WHAT THIS TASK INVOLVES: Print exactly what lies from the line with "Convert this chart to pgfplots code." down to the line with "text=titlec, anchor=base] at", counting both of those lines, but not the pictures.
====================
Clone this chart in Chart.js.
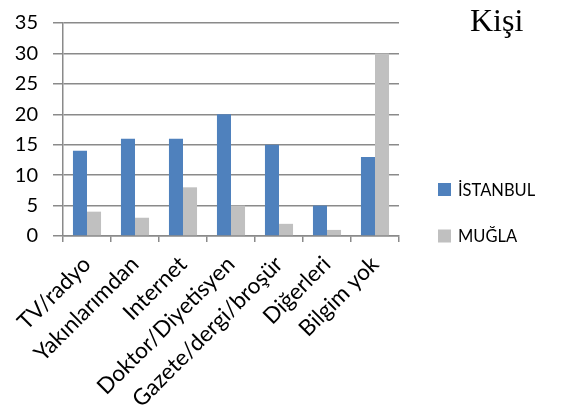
<!DOCTYPE html>
<html>
<head>
<meta charset="utf-8">
<script src="https://cdn.jsdelivr.net/npm/chart.js@4/dist/chart.umd.min.js"></script>
<style>
  html, body { margin: 0; padding: 0; background: #fff; }
  #wrap { width: 570px; height: 409px; }
</style>
</head>
<body>
<div id="wrap"><canvas id="c" width="570" height="409"></canvas></div>
<script>
// Information sources, counted per city
const categories = ['TV/radyo', 'Yakınlarımdan', 'Internet', 'Doktor/Diyetisyen', 'Gazete/dergi/broşür', 'Diğerleri', 'Bilgim yok'];
const istanbul = [14, 16, 16, 20, 15, 5, 13];
const mugla = [4, 3, 8, 5, 2, 1, 30];
const seriesNames = ['İSTANBUL', 'MUĞLA'];
const unitLabel = 'Kişi';

const FONT = 'Lato, "Open Sans", sans-serif';
const GRID = '#8a8a8a';

// Corner title and a right-hand legend drawn next to the plot
const sidePanel = {
  id: 'sidePanel',
  afterDraw(chart) {
    const ctx = chart.ctx;
    ctx.save();
    ctx.fillStyle = '#000';
    ctx.font = '32px "Liberation Serif", "Times New Roman", serif';
    ctx.textAlign = 'left';
    ctx.textBaseline = 'alphabetic';
    ctx.fillText(unitLabel, 470, 31);

    ctx.font = '16.5px ' + FONT;
    ctx.textBaseline = 'middle';
    const rows = [189.5, 236];
    chart.data.datasets.forEach((ds, i) => {
      const y = rows[i];
      ctx.fillStyle = ds.backgroundColor;
      ctx.fillRect(438, y - 6.5, 13, 13);
      ctx.fillStyle = '#000';
      ctx.fillText(ds.label, 458, y + 1);
    });
    ctx.restore();
  }
};

new Chart(document.getElementById('c'), {
  type: 'bar',
  data: {
    labels: categories,
    datasets: [
      { label: seriesNames[0], data: istanbul, backgroundColor: '#4f81bd' },
      { label: seriesNames[1], data: mugla, backgroundColor: '#c0c0c0' }
    ]
  },
  options: {
    responsive: false,
    animation: false,
    events: [],
    layout: { padding: { left: 0, right: 171, top: 23, bottom: 0 } },
    datasets: { bar: { categoryPercentage: 0.585, barPercentage: 1.0 } },
    plugins: {
      legend: { display: false },
      title: { display: false },
      tooltip: { enabled: false }
    },
    scales: {
      x: {
        grid: {
          display: true,
          offset: true,
          drawOnChartArea: false,
          drawTicks: true,
          tickLength: 6,
          color: GRID,
          lineWidth: 1.5
        },
        border: { display: true, color: GRID, width: 1.5 },
        ticks: {
          autoSkip: false,
          minRotation: 45,
          maxRotation: 45,
          padding: 9,
          color: '#000',
          font: { family: FONT, size: 22.5 }
        },
        afterFit(scale) { scale.height = 173; }
      },
      y: {
        min: 0,
        max: 35,
        ticks: {
          stepSize: 5,
          padding: 15,
          color: '#000',
          font: { family: FONT, size: 20, lineHeight: 0.4 }
        },
        grid: {
          color: GRID,
          lineWidth: 1.5,
          tickLength: 10,
          drawTicks: true
        },
        border: { display: true, color: GRID, width: 1.5 },
        afterFit(scale) { scale.width = 63; }
      }
    }
  },
  plugins: [sidePanel]
});
</script>
</body>
</html>
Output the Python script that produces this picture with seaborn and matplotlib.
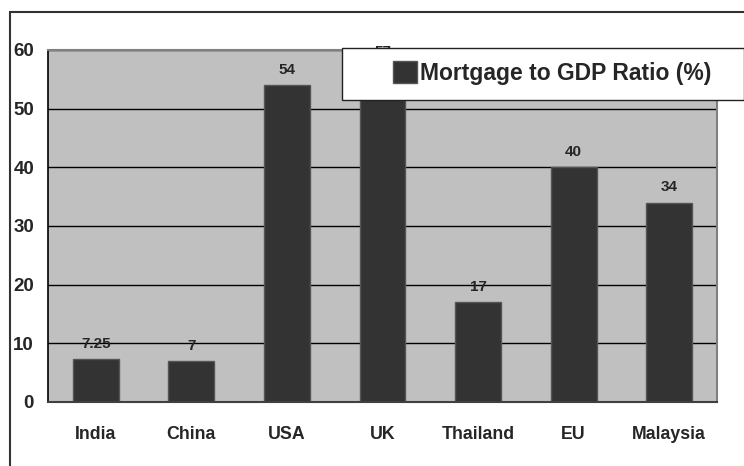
import matplotlib
matplotlib.use("Agg")
import matplotlib.pyplot as plt
from matplotlib.patches import Patch, Rectangle
import seaborn as sns
import pandas as pd

countries = ["India", "China", "USA", "UK", "Thailand", "EU", "Malaysia"]
ratios = [7.25, 7, 54, 57, 17, 40, 34]
value_labels = ["7.25", "7", "54", "57", "17", "40", "34"]
series_name = "Mortgage to GDP Ratio (%)"

sns.set_style("white")
plt.rcParams["font.family"] = ["Liberation Sans", "DejaVu Sans"]
plt.rcParams["font.weight"] = "bold"

W, H = 744, 466
fig = plt.figure(figsize=(W / 100, H / 100), dpi=100)
ax = fig.add_axes([48 / W, 1 - 402 / H, (717 - 48) / W, (402 - 50) / H])

df = pd.DataFrame({"country": countries, "ratio": ratios})
sns.barplot(data=df, x="country", y="ratio", color="#333333", saturation=1,
            width=0.48, edgecolor="#555555", linewidth=1, ax=ax)

ax.set_facecolor("#c0c0c0")
ax.set_ylim(0, 60)
ax.set_xlim(-0.5, len(countries) - 0.5)
ax.set_yticks(range(0, 61, 10))
ax.set_axisbelow(True)
ax.yaxis.grid(True, color="black", lw=1)
ax.set_xlabel("")
ax.set_ylabel("")

for side in ["top", "right"]:
    ax.spines[side].set_visible(True)
    ax.spines[side].set_color("#808080")
    ax.spines[side].set_linewidth(1.5)
ax.spines["left"].set_color("black")
ax.spines["left"].set_linewidth(1.2)
ax.spines["bottom"].set_color("#404040")
ax.spines["bottom"].set_linewidth(1.5)

ax.tick_params(axis="y", length=5, width=1, color="black", pad=5, labelsize=13.5)
ax.set_xticks([i - 0.5 for i in range(len(countries) + 1)], minor=True)
ax.tick_params(axis="x", which="major", length=0, pad=17, labelsize=12.8)
ax.tick_params(axis="x", which="minor", length=5, width=1, color="black", direction="out")
for lab in ax.get_xticklabels() + ax.get_yticklabels():
    lab.set_fontweight("bold")

labs = ax.bar_label(ax.containers[0], labels=value_labels, padding=6,
                    fontsize=11, fontweight="bold")
for t in labs:
    t.set_clip_on(False)

# outer chart border
fig.add_artist(Rectangle((10 / W, -0.1), 1.2, (H - 12) / H + 0.1,
                         transform=fig.transFigure, fill=False,
                         ec="#333333", lw=1.5, zorder=0.5))

# legend box
fig.add_artist(Rectangle((342 / W, 1 - 100 / H), (744 - 342) / W, 52 / H,
                         transform=fig.transFigure, fc="white", ec="#222222",
                         lw=1, zorder=3))
handle = Patch(facecolor="#333333", edgecolor="#555555", label=series_name)
leg = fig.legend(handles=[handle], loc="center left",
                 bbox_to_anchor=(393 / W, 1 - 73 / H), frameon=False,
                 borderpad=0, borderaxespad=0, handlelength=1.05,
                 handleheight=1.05, handletextpad=0.15,
                 prop={"size": 16.5, "weight": "bold"})
leg.set_zorder(4)

fig.savefig("out.png", dpi=100)
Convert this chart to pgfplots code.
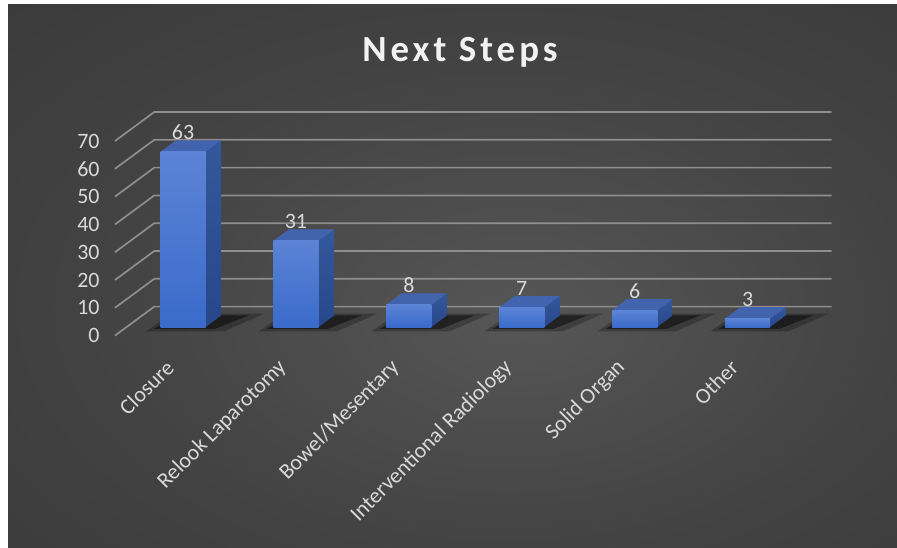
\documentclass[border=0pt]{standalone}
\usepackage{pgfplots}
\pgfplotsset{compat=1.18}
\usepackage{pgfplotstable}
\usepackage{fontspec}
\setmainfont{Carlito}

\definecolor{bgin}{HTML}{565656}
\definecolor{bgmid}{HTML}{434343}
\definecolor{bgout}{HTML}{1D1D1D}
\definecolor{lbl}{HTML}{D9D9D9}
\definecolor{titlec}{HTML}{F2F2F2}
\definecolor{gridc}{HTML}{8E8E8E}
\definecolor{frontTop}{HTML}{5C83D5}
\definecolor{frontBot}{HTML}{3A6BCB}
\definecolor{sideTop}{HTML}{34589C}
\definecolor{sideBot}{HTML}{27478A}
\definecolor{topc}{HTML}{4264AE}

\pgfdeclareradialshading{bgshade}{\pgfpoint{4bp}{-4bp}}{%
  color(0bp)=(bgin); color(22bp)=(bgmid); color(45bp)=(bgmid!70!bgout); color(72bp)=(bgout)}

% data
\pgfplotstableread{
x v
0 63
1 31
2 8
3 7
4 6
5 3
}\datatable

% unit shapes: x = X + fx + 0.2*a + dx*b ; y = fy + V*c + dy*b
\pgfplotstableread{
a b c
-1 0 0
1 0 0
1 0 1
-1 0 1
}\frontface
\pgfplotstableread{
a b c
-1 0 1
1 0 1
1 1 1
-1 1 1
}\topface
\pgfplotstableread{
a b c
1 0 0
1 1 0
1 1 1
1 0 1
}\sideface
\pgfplotstableread{
ox oy
-0.26 -0.7
0.28 -0.7
0.58 4.14
-0.06 4.14
}\shadowA
\pgfplotstableread{
ox oy
-0.33 -1.6
0.36 -1.6
0.72 4.8
-0.10 4.8
}\shadowB

\newcommand\fx{0.103}
\newcommand\fy{3.09}
\newcommand\ddx{0.137}
\newcommand\ddy{4.14}

\begin{document}
\begin{tikzpicture}
\fill[white] (0bp,0bp) rectangle (897bp,548bp);
\shade[shading=bgshade] (8bp,0bp) rectangle (897bp,543bp);
\node[font=\bfseries\fontsize{37}{40}\selectfont\addfontfeature{LetterSpace=11}, text=titlec, anchor=base] at (460bp,486bp) {Next Steps};

\begin{axis}[
  at={(115bp,212.4bp)}, anchor=south west,
  x=112.9bp, y=2.78bp,
  xmin=-0.5, xmax=5.9, ymin=0, ymax=82,
  clip=false,
  axis line style={draw=none},
  major tick length=0pt,
  tick style={draw=none},
  xtick={0,...,5},
  xticklabels={Closure, Relook Laparotomy, Bowel/Mesentary, Interventional Radiology, Solid Organ, Other},
  ytick={0,10,...,70},
  /pgf/number format/assume math mode=true,
  tick label style={font=\fontsize{22}{26}\selectfont, text=lbl},
  xticklabel style={xshift=1bp, yshift=-26bp, rotate=45, anchor=east},
  yticklabel style={xshift=-12bp, anchor=east},
]
% back wall and left wall gridlines
\addplot[gridc, line width=1.7bp] coordinates {(-0.5,0) (-0.152,10.43) (5.848,10.43)};
\addplot[gridc, line width=1.7bp] coordinates {(-0.5,10) (-0.152,20.43) (5.848,20.43)};
\addplot[gridc, line width=1.7bp] coordinates {(-0.5,20) (-0.152,30.43) (5.848,30.43)};
\addplot[gridc, line width=1.7bp] coordinates {(-0.5,30) (-0.152,40.43) (5.848,40.43)};
\addplot[gridc, line width=1.7bp] coordinates {(-0.5,40) (-0.152,50.43) (5.848,50.43)};
\addplot[gridc, line width=1.7bp] coordinates {(-0.5,50) (-0.152,60.43) (5.848,60.43)};
\addplot[gridc, line width=1.7bp] coordinates {(-0.5,60) (-0.152,70.43) (5.848,70.43)};
\addplot[gridc, line width=1.7bp] coordinates {(-0.5,70) (-0.152,80.43) (5.848,80.43)};

% 3D bars
\pgfplotsinvokeforeach{0,...,5}{
  \pgfplotstablegetelem{#1}{v}\of\datatable
  \edef\V{\pgfplotsretval}
  \addplot[draw=none, fill=black, fill opacity=0.25] table[x expr=#1+\fx+\thisrow{ox}, y expr=\fy+\thisrow{oy}] {\shadowB};
  \addplot[draw=none, fill=black, fill opacity=0.45] table[x expr=#1+\fx+\thisrow{ox}, y expr=\fy+\thisrow{oy}] {\shadowA};
  \addplot[draw=none, top color=sideTop, bottom color=sideBot] table[x expr=#1+\fx+0.2*\thisrow{a}+\ddx*\thisrow{b}, y expr=\fy+\V*\thisrow{c}+\ddy*\thisrow{b}] {\sideface};
  \addplot[draw=none, fill=topc] table[x expr=#1+\fx+0.2*\thisrow{a}+\ddx*\thisrow{b}, y expr=\fy+\V*\thisrow{c}+\ddy*\thisrow{b}] {\topface};
  \addplot[draw=none, top color=frontTop, bottom color=frontBot] table[x expr=#1+\fx+0.2*\thisrow{a}+\ddx*\thisrow{b}, y expr=\fy+\V*\thisrow{c}+\ddy*\thisrow{b}] {\frontface};
}

% data labels
\addplot[draw=none, mark=none, nodes near coords, point meta=explicit,
  nodes near coords style={font=\fontsize{22}{26}\selectfont, text=lbl, anchor=south, yshift=-3bp}]
  table[x expr=\thisrow{x}+\fx, y expr=\thisrow{v}+\fy+\ddy, meta=v] {\datatable};
\end{axis}
\end{tikzpicture}
\end{document}
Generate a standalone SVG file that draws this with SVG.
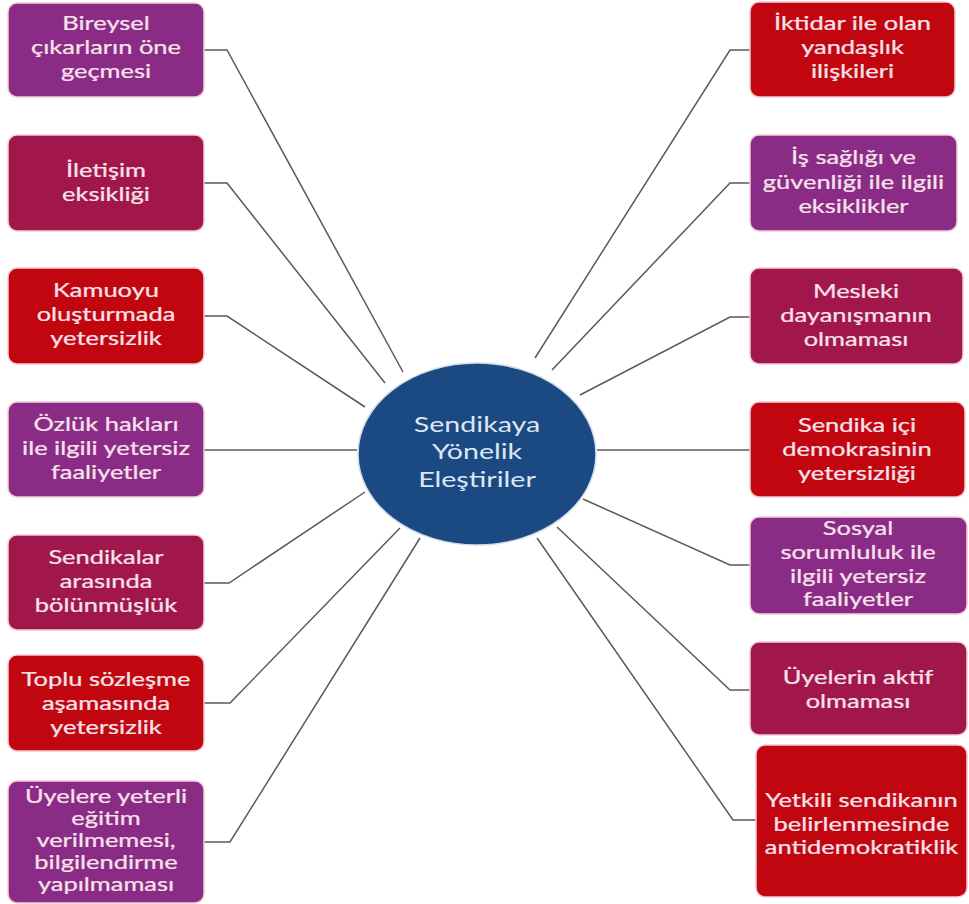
<svg xmlns="http://www.w3.org/2000/svg" width="969" height="904" viewBox="0 0 969 904">
<style>
.bx{stroke:#f4cdd6;stroke-width:1.5}
.p{fill:#8a2c86}.c{fill:#a1174b}.r{fill:#c2060f}
.t{font-family:Lato,"Open Sans","Liberation Sans",sans-serif;font-size:19px;fill:#f7e1ea;text-anchor:middle;stroke:#f7e1ea;stroke-width:0.25}
.ct{font-family:Lato,"Open Sans","Liberation Sans",sans-serif;font-size:22px;fill:#dde7f3;text-anchor:middle}
.ln{fill:none;stroke:#5a5a5a;stroke-width:1.5}
</style>
<rect width="969" height="904" fill="#ffffff"/>
<g id="connectors">
<polyline class="ln" points="204,50 227,50 403,372"/>
<polyline class="ln" points="204,183 227,183 385,383"/>
<polyline class="ln" points="204,316 227,316 365,407"/>
<polyline class="ln" points="204,450 357,450"/>
<polyline class="ln" points="204,583 229,583 365,492"/>
<polyline class="ln" points="204,703 230,703 400,528"/>
<polyline class="ln" points="204,842 230,842 420,538"/>
<polyline class="ln" points="750,50 730,50 535,358"/>
<polyline class="ln" points="750,183 730,183 552,370"/>
<polyline class="ln" points="750,317 730,317 580,395"/>
<polyline class="ln" points="750,450 597,450"/>
<polyline class="ln" points="750,565 730,565 583,499"/>
<polyline class="ln" points="750,690 730,690 557,527"/>
<polyline class="ln" points="756,820 733,820 537,538"/>
</g>
<g id="center">
<ellipse cx="477" cy="454" rx="119" ry="91" fill="#1b4a82" stroke="#cfdbe9" stroke-width="1.5"/>
<g transform="translate(477,0) scale(1.3,1)">
<text class="ct" x="0" y="432">Sendikaya</text>
<text class="ct" x="0" y="459">Yönelik</text>
<text class="ct" x="0" y="487">Eleştiriler</text>
</g>
</g>
<g id="n-l1">
<rect class="bx p" x="8" y="3" width="196" height="94" rx="9"/>
<g transform="translate(106,0) scale(1.34,1)">
<text class="t" x="0" y="30">Bireysel</text>
<text class="t" x="0" y="54">çıkarların öne</text>
<text class="t" x="0" y="78">geçmesi</text>
</g>
</g>
<g id="n-l2">
<rect class="bx c" x="8" y="135" width="196" height="96" rx="9"/>
<g transform="translate(106,0) scale(1.34,1)">
<text class="t" x="0" y="177">İletişim</text>
<text class="t" x="0" y="201">eksikliği</text>
</g>
</g>
<g id="n-l3">
<rect class="bx r" x="8" y="268" width="196" height="96" rx="9"/>
<g transform="translate(106,0) scale(1.34,1)">
<text class="t" x="0" y="297">Kamuoyu</text>
<text class="t" x="0" y="321">oluşturmada</text>
<text class="t" x="0" y="345">yetersizlik</text>
</g>
</g>
<g id="n-l4">
<rect class="bx p" x="8" y="402" width="196" height="95" rx="9"/>
<g transform="translate(106,0) scale(1.34,1)">
<text class="t" x="0" y="431">Özlük hakları</text>
<text class="t" x="0" y="455">ile ilgili yetersiz</text>
<text class="t" x="0" y="479">faaliyetler</text>
</g>
</g>
<g id="n-l5">
<rect class="bx c" x="8" y="535" width="196" height="95" rx="9"/>
<g transform="translate(106,0) scale(1.34,1)">
<text class="t" x="0" y="564">Sendikalar</text>
<text class="t" x="0" y="588">arasında</text>
<text class="t" x="0" y="612">bölünmüşlük</text>
</g>
</g>
<g id="n-l6">
<rect class="bx r" x="8" y="655" width="196" height="96" rx="9"/>
<g transform="translate(106,0) scale(1.34,1)">
<text class="t" x="0" y="686">Toplu sözleşme</text>
<text class="t" x="0" y="710">aşamasında</text>
<text class="t" x="0" y="734">yetersizlik</text>
</g>
</g>
<g id="n-l7">
<rect class="bx p" x="8" y="781" width="196" height="122" rx="9"/>
<g transform="translate(106,0) scale(1.34,1)">
<text class="t" x="0" y="803">Üyelere yeterli</text>
<text class="t" x="0" y="825">eğitim</text>
<text class="t" x="0" y="847">verilmemesi,</text>
<text class="t" x="0" y="869">bilgilendirme</text>
<text class="t" x="0" y="891">yapılmaması</text>
</g>
</g>
<g id="n-r1">
<rect class="bx r" x="750" y="2" width="205" height="95" rx="9"/>
<g transform="translate(852.5,0) scale(1.34,1)">
<text class="t" x="0" y="30">İktidar ile olan</text>
<text class="t" x="0" y="54">yandaşlık</text>
<text class="t" x="0" y="78">ilişkileri</text>
</g>
</g>
<g id="n-r2">
<rect class="bx p" x="750" y="135" width="207" height="96" rx="9"/>
<g transform="translate(853.5,0) scale(1.34,1)">
<text class="t" x="0" y="164">İş sağlığı ve</text>
<text class="t" x="0" y="189">güvenliği ile ilgili</text>
<text class="t" x="0" y="213">eksiklikler</text>
</g>
</g>
<g id="n-r3">
<rect class="bx c" x="750" y="268" width="213" height="96" rx="9"/>
<g transform="translate(856,0) scale(1.34,1)">
<text class="t" x="0" y="298">Mesleki</text>
<text class="t" x="0" y="322">dayanışmanın</text>
<text class="t" x="0" y="346">olmaması</text>
</g>
</g>
<g id="n-r4">
<rect class="bx r" x="750" y="402" width="215" height="95" rx="9"/>
<g transform="translate(857,0) scale(1.34,1)">
<text class="t" x="0" y="432">Sendika içi</text>
<text class="t" x="0" y="456">demokrasinin</text>
<text class="t" x="0" y="480">yetersizliği</text>
</g>
</g>
<g id="n-r5">
<rect class="bx p" x="750" y="517" width="217" height="97" rx="9"/>
<g transform="translate(858,0) scale(1.34,1)">
<text class="t" x="0" y="535">Sosyal</text>
<text class="t" x="0" y="559">sorumluluk ile</text>
<text class="t" x="0" y="583">ilgili yetersiz</text>
<text class="t" x="0" y="606">faaliyetler</text>
</g>
</g>
<g id="n-r6">
<rect class="bx c" x="750" y="642" width="217" height="93" rx="9"/>
<g transform="translate(858,0) scale(1.34,1)">
<text class="t" x="0" y="684">Üyelerin aktif</text>
<text class="t" x="0" y="708">olmaması</text>
</g>
</g>
<g id="n-r7">
<rect class="bx r" x="756" y="745" width="211" height="152" rx="9"/>
<g transform="translate(861.5,0) scale(1.34,1)">
<text class="t" x="0" y="807">Yetkili sendikanın</text>
<text class="t" x="0" y="831">belirlenmesinde</text>
<text class="t" x="0" y="854">antidemokratiklik</text>
</g>
</g>
</svg>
====================
EXERCISE ANSWER:
Convert this chart to pgfplots code.
\documentclass[border=0pt]{standalone}
\usepackage{pgfplots}
\pgfplotsset{compat=1.18}
\usepackage{pgfplotstable}
\usepackage{fontspec}
\setmainfont{Carlito}

\definecolor{bgin}{HTML}{565656}
\definecolor{bgmid}{HTML}{434343}
\definecolor{bgout}{HTML}{1D1D1D}
\definecolor{lbl}{HTML}{D9D9D9}
\definecolor{titlec}{HTML}{F2F2F2}
\definecolor{gridc}{HTML}{8E8E8E}
\definecolor{frontTop}{HTML}{5C83D5}
\definecolor{frontBot}{HTML}{3A6BCB}
\definecolor{sideTop}{HTML}{34589C}
\definecolor{sideBot}{HTML}{27478A}
\definecolor{topc}{HTML}{4264AE}

\pgfdeclareradialshading{bgshade}{\pgfpoint{4bp}{-4bp}}{%
  color(0bp)=(bgin); color(22bp)=(bgmid); color(45bp)=(bgmid!70!bgout); color(72bp)=(bgout)}

% data
\pgfplotstableread{
x v
0 63
1 31
2 8
3 7
4 6
5 3
}\datatable

% unit shapes: x = X + fx + 0.2*a + dx*b ; y = fy + V*c + dy*b
\pgfplotstableread{
a b c
-1 0 0
1 0 0
1 0 1
-1 0 1
}\frontface
\pgfplotstableread{
a b c
-1 0 1
1 0 1
1 1 1
-1 1 1
}\topface
\pgfplotstableread{
a b c
1 0 0
1 1 0
1 1 1
1 0 1
}\sideface
\pgfplotstableread{
ox oy
-0.26 -0.7
0.28 -0.7
0.58 4.14
-0.06 4.14
}\shadowA
\pgfplotstableread{
ox oy
-0.33 -1.6
0.36 -1.6
0.72 4.8
-0.10 4.8
}\shadowB

\newcommand\fx{0.103}
\newcommand\fy{3.09}
\newcommand\ddx{0.137}
\newcommand\ddy{4.14}

\begin{document}
\begin{tikzpicture}
\fill[white] (0bp,0bp) rectangle (897bp,548bp);
\shade[shading=bgshade] (8bp,0bp) rectangle (897bp,543bp);
\node[font=\bfseries\fontsize{37}{40}\selectfont\addfontfeature{LetterSpace=11}, text=titlec, anchor=base] at (460bp,486bp) {Next Steps};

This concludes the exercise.